# Will 2 super rdb p's 2 inch survive cycling?



## slipx888 (Nov 19, 2003)

will my 2 super rdb p's 2 inch survive cycling because i had watched the cycling happen and it was weird because the levels went up and then down and got settled but now its doing it again so will they be ok? wuts the % chance they will live? give it to me straight







lol... because i just checked both nitrate and ammonia and ammonia is about 5-10 ish and so is nitrate. that looks like cycling to me...but if im gonna need to put them in another tank i wana make sure it is cycling not just something simple. because the first cycling lasted a week which is way unusual...i got the tank 2 weeks ago so its most likly cycling


----------



## mpdt (Jul 16, 2003)

Can you get a hold of some bio-spria ? That will cycle your tank overnight. If you can't just watch your p's closely for any signs of ammonia burns.


----------



## Lahot (May 20, 2003)

if the fish become sluggish or their eyes become cloudy, either do a water change or remove them.
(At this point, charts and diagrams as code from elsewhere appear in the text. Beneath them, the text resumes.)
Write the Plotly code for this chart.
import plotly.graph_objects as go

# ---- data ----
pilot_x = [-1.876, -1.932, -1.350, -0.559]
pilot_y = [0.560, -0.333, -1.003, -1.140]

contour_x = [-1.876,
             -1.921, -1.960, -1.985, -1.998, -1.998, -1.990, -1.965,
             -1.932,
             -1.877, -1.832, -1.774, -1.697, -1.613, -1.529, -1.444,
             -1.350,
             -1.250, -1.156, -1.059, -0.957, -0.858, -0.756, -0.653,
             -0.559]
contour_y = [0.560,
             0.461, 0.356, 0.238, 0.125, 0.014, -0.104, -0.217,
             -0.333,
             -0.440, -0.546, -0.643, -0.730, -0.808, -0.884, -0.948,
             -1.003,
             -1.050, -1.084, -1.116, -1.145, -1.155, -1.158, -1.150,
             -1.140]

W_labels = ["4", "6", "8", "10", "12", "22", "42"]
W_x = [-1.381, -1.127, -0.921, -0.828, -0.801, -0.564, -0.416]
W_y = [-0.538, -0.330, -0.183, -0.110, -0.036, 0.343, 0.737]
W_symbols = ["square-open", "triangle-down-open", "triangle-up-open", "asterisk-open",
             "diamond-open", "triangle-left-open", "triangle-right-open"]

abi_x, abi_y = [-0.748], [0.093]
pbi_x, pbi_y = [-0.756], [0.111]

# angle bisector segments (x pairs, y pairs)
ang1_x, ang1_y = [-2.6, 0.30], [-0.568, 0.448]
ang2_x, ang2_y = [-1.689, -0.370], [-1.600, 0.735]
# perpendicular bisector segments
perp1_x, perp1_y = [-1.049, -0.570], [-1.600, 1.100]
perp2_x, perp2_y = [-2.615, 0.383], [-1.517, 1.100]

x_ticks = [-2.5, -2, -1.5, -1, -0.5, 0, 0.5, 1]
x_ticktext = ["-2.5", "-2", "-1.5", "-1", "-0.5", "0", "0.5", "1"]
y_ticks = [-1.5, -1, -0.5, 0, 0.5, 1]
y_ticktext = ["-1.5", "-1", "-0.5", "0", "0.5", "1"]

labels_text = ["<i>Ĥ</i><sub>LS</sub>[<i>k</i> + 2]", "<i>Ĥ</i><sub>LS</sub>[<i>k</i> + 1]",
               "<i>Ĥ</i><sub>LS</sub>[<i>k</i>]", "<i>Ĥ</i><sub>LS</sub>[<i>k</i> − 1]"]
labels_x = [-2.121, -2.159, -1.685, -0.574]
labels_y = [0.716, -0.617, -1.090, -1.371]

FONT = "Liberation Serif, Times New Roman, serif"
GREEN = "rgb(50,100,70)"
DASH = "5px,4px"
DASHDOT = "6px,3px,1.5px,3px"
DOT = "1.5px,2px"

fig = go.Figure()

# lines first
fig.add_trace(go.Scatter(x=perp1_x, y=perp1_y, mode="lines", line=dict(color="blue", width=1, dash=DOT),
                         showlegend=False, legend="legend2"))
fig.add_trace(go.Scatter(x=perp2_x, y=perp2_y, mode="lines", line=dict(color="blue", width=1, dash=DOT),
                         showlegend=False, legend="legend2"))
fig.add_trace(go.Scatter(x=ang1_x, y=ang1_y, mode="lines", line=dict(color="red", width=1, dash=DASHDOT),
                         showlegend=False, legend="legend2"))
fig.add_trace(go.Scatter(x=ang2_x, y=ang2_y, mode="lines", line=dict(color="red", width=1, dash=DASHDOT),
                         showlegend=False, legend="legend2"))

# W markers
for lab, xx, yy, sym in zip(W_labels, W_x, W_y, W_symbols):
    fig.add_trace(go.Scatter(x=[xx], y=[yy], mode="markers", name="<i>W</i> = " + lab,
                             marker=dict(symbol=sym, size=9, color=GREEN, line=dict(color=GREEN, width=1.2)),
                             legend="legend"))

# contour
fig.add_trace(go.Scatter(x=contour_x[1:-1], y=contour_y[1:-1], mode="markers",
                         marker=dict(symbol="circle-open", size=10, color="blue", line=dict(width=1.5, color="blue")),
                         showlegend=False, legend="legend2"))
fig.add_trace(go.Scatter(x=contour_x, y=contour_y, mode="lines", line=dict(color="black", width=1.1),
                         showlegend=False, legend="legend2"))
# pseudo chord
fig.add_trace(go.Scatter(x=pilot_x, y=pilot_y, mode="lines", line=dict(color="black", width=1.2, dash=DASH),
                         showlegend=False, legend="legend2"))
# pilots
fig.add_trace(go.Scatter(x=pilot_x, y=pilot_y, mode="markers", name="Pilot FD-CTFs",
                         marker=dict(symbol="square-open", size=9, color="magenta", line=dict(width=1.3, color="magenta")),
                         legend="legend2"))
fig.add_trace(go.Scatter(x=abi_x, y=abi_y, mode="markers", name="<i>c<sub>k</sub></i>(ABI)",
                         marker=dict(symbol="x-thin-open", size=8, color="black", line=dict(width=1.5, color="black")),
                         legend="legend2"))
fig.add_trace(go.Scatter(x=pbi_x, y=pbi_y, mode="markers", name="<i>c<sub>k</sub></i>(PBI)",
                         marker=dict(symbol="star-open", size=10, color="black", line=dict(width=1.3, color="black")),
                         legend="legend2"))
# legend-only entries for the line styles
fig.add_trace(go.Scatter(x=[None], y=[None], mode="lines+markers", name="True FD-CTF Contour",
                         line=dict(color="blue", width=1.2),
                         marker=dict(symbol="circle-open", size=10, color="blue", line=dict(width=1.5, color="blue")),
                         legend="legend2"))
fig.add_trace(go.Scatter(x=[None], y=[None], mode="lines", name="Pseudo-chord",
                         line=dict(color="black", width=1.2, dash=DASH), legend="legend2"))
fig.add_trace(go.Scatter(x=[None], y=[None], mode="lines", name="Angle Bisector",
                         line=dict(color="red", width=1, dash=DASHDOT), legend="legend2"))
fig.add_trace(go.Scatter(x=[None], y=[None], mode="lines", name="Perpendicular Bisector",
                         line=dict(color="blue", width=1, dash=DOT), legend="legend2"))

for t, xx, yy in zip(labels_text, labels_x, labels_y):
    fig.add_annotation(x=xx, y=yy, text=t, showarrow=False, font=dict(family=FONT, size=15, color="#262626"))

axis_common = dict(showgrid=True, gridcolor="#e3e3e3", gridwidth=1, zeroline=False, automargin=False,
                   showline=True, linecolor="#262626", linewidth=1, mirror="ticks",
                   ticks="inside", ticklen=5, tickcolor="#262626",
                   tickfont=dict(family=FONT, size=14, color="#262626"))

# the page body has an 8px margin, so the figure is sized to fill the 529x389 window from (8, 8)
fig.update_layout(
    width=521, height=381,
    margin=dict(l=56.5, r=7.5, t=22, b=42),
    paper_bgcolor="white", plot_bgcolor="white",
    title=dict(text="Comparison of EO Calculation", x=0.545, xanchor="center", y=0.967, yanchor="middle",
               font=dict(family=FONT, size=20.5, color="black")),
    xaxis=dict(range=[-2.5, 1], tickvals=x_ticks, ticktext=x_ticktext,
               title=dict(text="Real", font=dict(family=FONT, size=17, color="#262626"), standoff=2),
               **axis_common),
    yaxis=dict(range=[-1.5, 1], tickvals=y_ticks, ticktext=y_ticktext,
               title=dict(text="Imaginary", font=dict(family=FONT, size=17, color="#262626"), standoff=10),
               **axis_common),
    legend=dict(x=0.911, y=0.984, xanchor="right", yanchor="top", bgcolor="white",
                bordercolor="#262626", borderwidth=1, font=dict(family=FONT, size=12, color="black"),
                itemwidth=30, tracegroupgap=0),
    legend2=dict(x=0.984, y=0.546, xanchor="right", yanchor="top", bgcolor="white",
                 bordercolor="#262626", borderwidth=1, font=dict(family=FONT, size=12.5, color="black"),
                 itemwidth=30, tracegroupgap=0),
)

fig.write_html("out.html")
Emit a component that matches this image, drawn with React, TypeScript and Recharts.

Don't do a water change unless either of these 2 things happen and don't feed them (or feed them very little) until the tank is cycled.

the faster it cycles the more likely they will die, they can adjust to the increased ammonia/nitrites if the levels go up slow enough.


----------



## asian_redtail_catfish (Sep 25, 2003)

Yea, biospira is a good idea. It helps cycle the tank faster.


----------